As I have mentioned I have been spending all my time in the garden. Tilling, raking, laying out rows and beds. All is pretty much finished now and all ready for putting plants and seeds in the ground. As I worked furiously yesterday to finish up the rows before the rain I couldn't help but think, as always, of my late father. He loved to garden and had all of us boys and Mom out in the early spring laying out the rows. Being an engineer he was a stickler for precision. Accurate measurements and arrow straight rows. Perfect spacing for every variety.
In later years, after the MS had pretty much confined him to the wheelchair, he still insisted on a garden but was dependent on us boys and Mom to do all the work. I can still see him now...rolling back and forth using his accurate eye to chide us all on an uneven row or tomato plant not quite in line with the rest. Lots of strings and stakes to insure that everything was square and 'Bristol fashion'. There was even the exercise of insuring all of the tomato stakes were pounded into the ground exactly true and at the same depth...the goal being to look down the row and see only the first stake.

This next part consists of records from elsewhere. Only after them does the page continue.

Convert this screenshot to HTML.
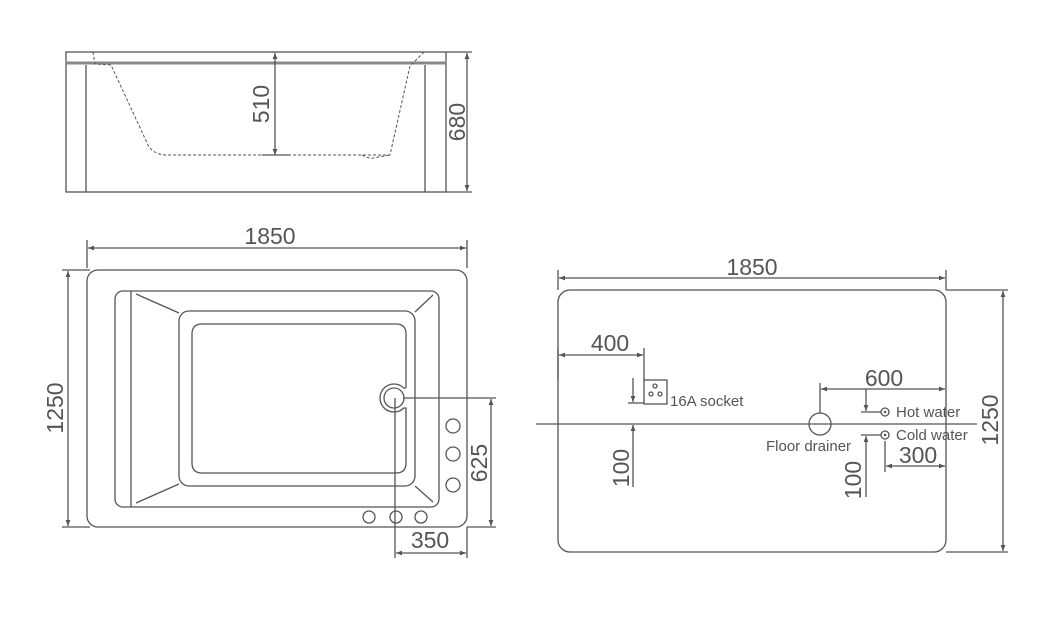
<!DOCTYPE html>
<html><head><meta charset="utf-8"><style>
html,body{margin:0;padding:0;background:#fff;}
svg{display:block;}
text{font-family:"Liberation Sans",sans-serif;fill:#555;}
</style></head><body>
<svg width="1051" height="627" viewBox="0 0 1051 627" xmlns="http://www.w3.org/2000/svg">
<defs>
<marker id="a" viewBox="0 0 10 10" refX="10" refY="5" markerWidth="10" markerHeight="6" orient="auto-start-reverse" markerUnits="userSpaceOnUse"><path d="M0,1 L10,5 L0,9 Z" fill="#555"/></marker>
</defs>
<g fill="none" stroke="#555" stroke-width="1.3">
<rect x="66" y="52" width="380" height="140"/>
<line x1="66" y1="63" x2="446" y2="63" stroke="#888" stroke-width="3"/>
<line x1="86" y1="65" x2="86" y2="192"/>
<line x1="425" y1="65" x2="425" y2="192"/>
<path d="M93,52 L95,64 L111,65 L148,145 Q153,154 165,155 L390,155 L410,66 L424,52" stroke-dasharray="3,2" stroke-width="1"/>
<path d="M362,155 Q370,160 378,157 L390,155" stroke-dasharray="3,2" stroke-width="1"/>
<line x1="275" y1="53" x2="275" y2="155" marker-start="url(#a)" marker-end="url(#a)"/>
<line x1="262" y1="155" x2="290" y2="155"/>
<line x1="446" y1="52" x2="472" y2="52"/><line x1="446" y1="192" x2="472" y2="192"/>
<line x1="467" y1="53" x2="467" y2="191" marker-start="url(#a)" marker-end="url(#a)"/>

<rect x="87" y="270" width="380" height="257" rx="11"/>
<rect x="115" y="291" width="324" height="216" rx="8"/>
<line x1="131" y1="291" x2="131" y2="507"/>
<rect x="179" y="311" width="236" height="175" rx="10"/>
<path d="M406,388 L406,334 Q406,324 396,324 L202,324 Q192,324 192,334 L192,463 Q192,473 202,473 L396,473 Q406,473 406,463 L406,408 L403.8,408 A14,14 0 1 1 403.8,388 L406,388"/>
<circle cx="394" cy="398" r="10"/>
<line x1="136" y1="294" x2="179" y2="313"/><line x1="136" y1="503" x2="179" y2="484"/>
<line x1="433" y1="295" x2="415" y2="312"/><line x1="433" y1="502" x2="415" y2="486"/>
<circle cx="453" cy="426" r="7"/><circle cx="453" cy="454" r="7"/><circle cx="453" cy="485" r="7"/>
<circle cx="369" cy="517" r="6"/><circle cx="396" cy="517" r="6"/><circle cx="421" cy="517" r="6"/>
<line x1="87" y1="240" x2="87" y2="268"/><line x1="467" y1="240" x2="467" y2="268"/>
<line x1="88" y1="248" x2="466" y2="248" marker-start="url(#a)" marker-end="url(#a)"/>
<line x1="62" y1="270" x2="90" y2="270"/><line x1="62" y1="527" x2="90" y2="527"/>
<line x1="68" y1="271" x2="68" y2="526" marker-start="url(#a)" marker-end="url(#a)"/>
<line x1="403" y1="398" x2="496" y2="398"/><line x1="467" y1="527" x2="496" y2="527"/>
<line x1="491" y1="399" x2="491" y2="526" marker-start="url(#a)" marker-end="url(#a)"/>
<line x1="395" y1="398" x2="395" y2="558"/><line x1="467" y1="527" x2="467" y2="558"/>
<line x1="396" y1="553" x2="466" y2="553" marker-start="url(#a)" marker-end="url(#a)"/>

<rect x="558" y="290" width="388" height="262" rx="12"/>
<line x1="558" y1="270" x2="558" y2="290"/><line x1="946" y1="270" x2="946" y2="290"/>
<line x1="559" y1="278" x2="945" y2="278" marker-start="url(#a)" marker-end="url(#a)"/>
<line x1="946" y1="290" x2="1008" y2="290"/><line x1="946" y1="552" x2="1008" y2="552"/>
<line x1="1003" y1="291" x2="1003" y2="551" marker-start="url(#a)" marker-end="url(#a)"/>
<line x1="536" y1="424" x2="977" y2="424"/>
<line x1="558" y1="348" x2="558" y2="380"/><line x1="644" y1="348" x2="644" y2="380"/>
<line x1="559" y1="355" x2="643" y2="355" marker-start="url(#a)" marker-end="url(#a)"/>
<rect x="644" y="380" width="23" height="24"/>
<circle cx="655" cy="386" r="2"/><circle cx="651" cy="394" r="2"/><circle cx="660" cy="394" r="2"/>
<line x1="628" y1="403" x2="644" y2="403"/>
<line x1="633" y1="378" x2="633" y2="402" marker-end="url(#a)"/>
<line x1="633" y1="487" x2="633" y2="425" marker-end="url(#a)"/>
<circle cx="820" cy="424" r="11"/>
<line x1="820" y1="413" x2="820" y2="383"/>
<line x1="821" y1="389" x2="945" y2="389" marker-start="url(#a)" marker-end="url(#a)"/>
<circle cx="885" cy="412" r="4"/><circle cx="885" cy="435" r="4"/>
<circle cx="885" cy="412" r="0.6"/><circle cx="885" cy="435" r="0.6"/>
<line x1="861" y1="412" x2="881" y2="412"/><line x1="861" y1="435" x2="881" y2="435"/>
<line x1="866" y1="389" x2="866" y2="411" marker-end="url(#a)"/>
<line x1="866" y1="497" x2="866" y2="436" marker-end="url(#a)"/>
<line x1="885" y1="441" x2="885" y2="472"/>
<line x1="886" y1="466" x2="945" y2="466" marker-start="url(#a)" marker-end="url(#a)"/>
</g>
<g font-size="23">
<text x="261" y="104" text-anchor="middle" transform="rotate(-90 261 104)" dominant-baseline="central">510</text>
<text x="457" y="122" text-anchor="middle" transform="rotate(-90 457 122)" dominant-baseline="central">680</text>
<text x="270" y="244" text-anchor="middle">1850</text>
<text x="55" y="408" text-anchor="middle" transform="rotate(-90 55 408)" dominant-baseline="central">1250</text>
<text x="479" y="463" text-anchor="middle" transform="rotate(-90 479 463)" dominant-baseline="central">625</text>
<text x="430" y="548" text-anchor="middle">350</text>
<text x="752" y="275" text-anchor="middle">1850</text>
<text x="990" y="420" text-anchor="middle" transform="rotate(-90 990 420)" dominant-baseline="central">1250</text>
<text x="610" y="351" text-anchor="middle">400</text>
<text x="621" y="468" text-anchor="middle" transform="rotate(-90 621 468)" dominant-baseline="central">100</text>
<text x="884" y="386" text-anchor="middle">600</text>
<text x="853" y="480" text-anchor="middle" transform="rotate(-90 853 480)" dominant-baseline="central">100</text>
<text x="918" y="463" text-anchor="middle">300</text>
</g>
<g font-size="15">
<text x="670" y="406">16A socket</text>
<text x="766" y="451">Floor drainer</text>
<text x="896" y="417">Hot water</text>
<text x="896" y="440">Cold water</text>
</g>
</svg>
</body></html>
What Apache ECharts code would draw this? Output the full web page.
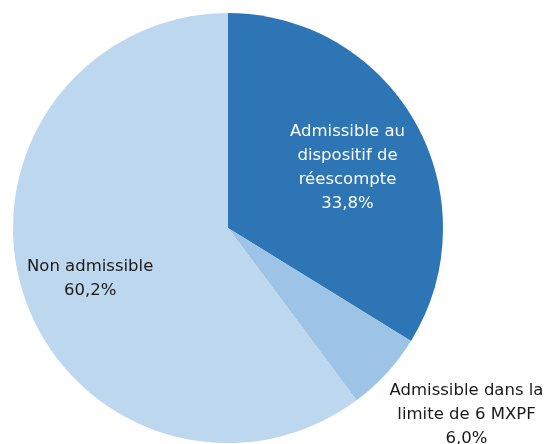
<!DOCTYPE html>
<html><head><meta charset="utf-8">
<script src="https://cdn.jsdelivr.net/npm/echarts@6/dist/echarts.min.js"></script>
<style>html,body{margin:0;padding:0;background:#fff}#c{width:546px;height:444px}</style>
</head><body><div id="c"></div>
<script>
const categories = ["Admissible au\ndispositif de\nréescompte", "Admissible dans la\nlimite de 6 MXPF", "Non admissible"];
const values = [33.8, 6.0, 60.2];
const colors = ["#2E75B6", "#9DC3E6", "#BDD7EE"];
const labelColors = ["#ffffff", "#1a1a1a", "#1a1a1a"];
const labelOffsets = [[23, -6], [157, 112], [-33, 16]];

const chart = echarts.init(document.getElementById('c'), null, {renderer: 'canvas'});
chart.setOption({
  animation: false,
  series: [{
    type: 'pie',
    center: [228, 228],
    radius: [0, 215],
    startAngle: 90,
    clockwise: true,
    itemStyle: {borderWidth: 0},
    label: {
      show: true,
      position: 'inside',
      fontFamily: '"DejaVu Sans"',
      fontSize: 16.5,
      lineHeight: 24,
      align: 'center',
      formatter: p => p.name + '\n' + p.value.toFixed(1).replace('.', ',') + '%'
    },
    labelLine: {show: false},
    emphasis: {disabled: true},
    data: categories.map((n, i) => ({
      name: n, value: values[i],
      itemStyle: {color: colors[i]},
      label: {color: labelColors[i], offset: labelOffsets[i]}
    }))
  }]
});
</script></body></html>
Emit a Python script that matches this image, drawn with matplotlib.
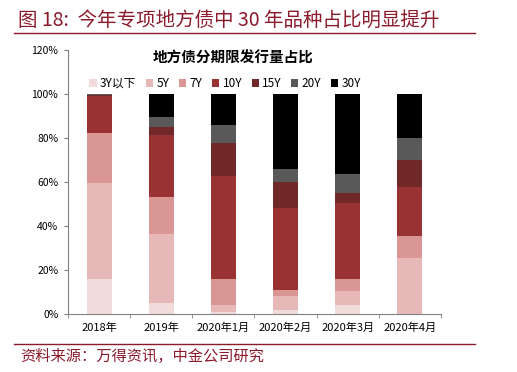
import matplotlib.pyplot as plt
import numpy as np

plt.rcParams['font.family'] = ['Noto Sans CJK SC', 'DejaVu Sans']

# Kategorien und Anteile (%)
categories = ['2018年', '2019年', '2020年1月', '2020年2月', '2020年3月', '2020年4月']
series_names = ['3Y以下', '5Y', '7Y', '10Y', '15Y', '20Y', '30Y']
y3_below = [16.0, 5.0, 1.0, 2.0, 4.0, 0.0]
y5 = [43.5, 31.5, 3.0, 6.0, 6.5, 25.3]
y7 = [22.5, 16.5, 12.0, 3.0, 5.5, 10.0]
y10 = [17.0, 28.5, 46.5, 37.0, 34.5, 22.5]
y15 = [0.5, 3.5, 15.0, 12.0, 4.5, 12.0]
y20 = [0.3, 4.5, 8.5, 6.0, 8.5, 10.0]
y30 = [0.2, 10.5, 14.0, 34.0, 36.5, 20.2]
yticks = [0, 20, 40, 60, 80, 100, 120]

colors = ['#F2DCDB', '#E6B9B8', '#D99694', '#993333', '#702828', '#595959', '#000000']
red = '#8B1A2B'

fig = plt.figure(figsize=(5.17, 3.72), dpi=100)
ax = fig.add_axes([0.1315, 0.156, 0.7215, 0.71])

x = np.arange(len(categories))
bottom = np.zeros(len(categories))
handles = []
for name, vals, c in zip(series_names, [y3_below, y5, y7, y10, y15, y20, y30], colors):
    b = ax.bar(x, vals, 0.4, bottom=bottom, color=c, label=name)
    bottom += np.array(vals)
    handles.append(b)

ax.set_xlim(-0.5, len(categories) - 0.5)
ax.set_ylim(0, 120)
ax.set_yticks(yticks)
ax.set_yticklabels([f'{v}%' for v in yticks], fontsize=7.5)
ax.set_xticks(x)
ax.set_xticklabels(categories, fontsize=8)
ax.set_xticks(np.arange(len(categories) + 1) - 0.5, minor=True)
ax.tick_params(axis='x', which='major', length=0, pad=6)
ax.tick_params(axis='x', which='minor', length=3, color='#808080')
ax.tick_params(axis='y', length=3, color='#808080', pad=4)
for s in ['top', 'right']:
    ax.spines[s].set_visible(False)
for s in ['left', 'bottom']:
    ax.spines[s].set_color('#808080')
    ax.spines[s].set_linewidth(0.8)

ax.legend(handles=handles, ncol=7, frameon=False, fontsize=8.5,
          loc='lower left', bbox_to_anchor=(0.045, 0.83), handlelength=0.6,
          handleheight=0.6, handletextpad=0.3, columnspacing=0.8,
          borderaxespad=0)

fig.text(0.451, 0.845, '地方债分期限发行量占比', ha='center', va='center',
         fontsize=10.5, fontweight='bold')

# Kopf- und Fusszeile
fig.text(0.035, 0.945, '图 18:  今年专项地方债中 30 年品种占比明显提升', ha='left',
         va='center', fontsize=14, color=red, style='italic')
fig.add_artist(plt.Line2D([0.027, 0.918], [0.912, 0.912], color=red, lw=1.0))
fig.add_artist(plt.Line2D([0.027, 0.918], [0.075, 0.075], color=red, lw=1.0))
fig.text(0.04, 0.043, '资料来源：万得资讯，中金公司研究', ha='left', va='center',
         fontsize=11, color=red, style='italic')

fig.savefig('out.png', dpi=100)
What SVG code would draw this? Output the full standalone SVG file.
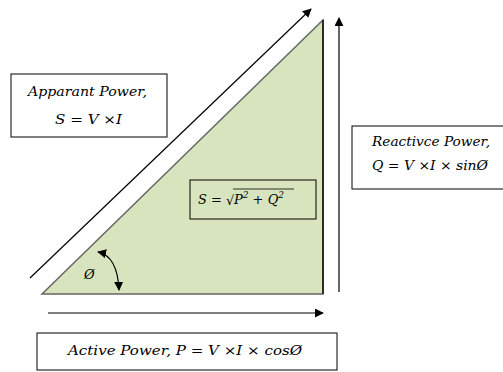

There I was yesterday, carefully measuring and stringing lines back and forth across the garden. Marking the starting and ending points of each row with garden lime so that I and the TroyBilt could guide ourselves across the garden and produce a razor straight row and starting over when a root or rock caused us to deviate from the planned course. Hours and hours of backbreaking work but with the satisfaction of being able to look across a perfectly laid out garden with geometric precision and not a wandering line anywhere.
Plants, of course, don't care if they are in a straight row. The tomato plants don't care if they are not precisely spaced. A couple of inches here and there mean nothing as long as they have enough sun and space for their roots. To some it might seem silly, applying tape measure and strings and all to something like a a vegetable garden but it matters to me and what's more I know Dad is watching and would approve. Like every spring for the last fifty years or more I have made endless trips back and forth across the garden making seemingly minor corrections to this or that. It started as a chore, commanded and enforced by someone else but now it is my charge to insure perfection and I won't lay down that charge lightly, aching back and exhaustion are no excuse. I even considered doing it all at night so I could use my laser level to align the rows but decided that if strings and stakes and tape measures had done the job so well for so many years I shouldn't mess with tradition.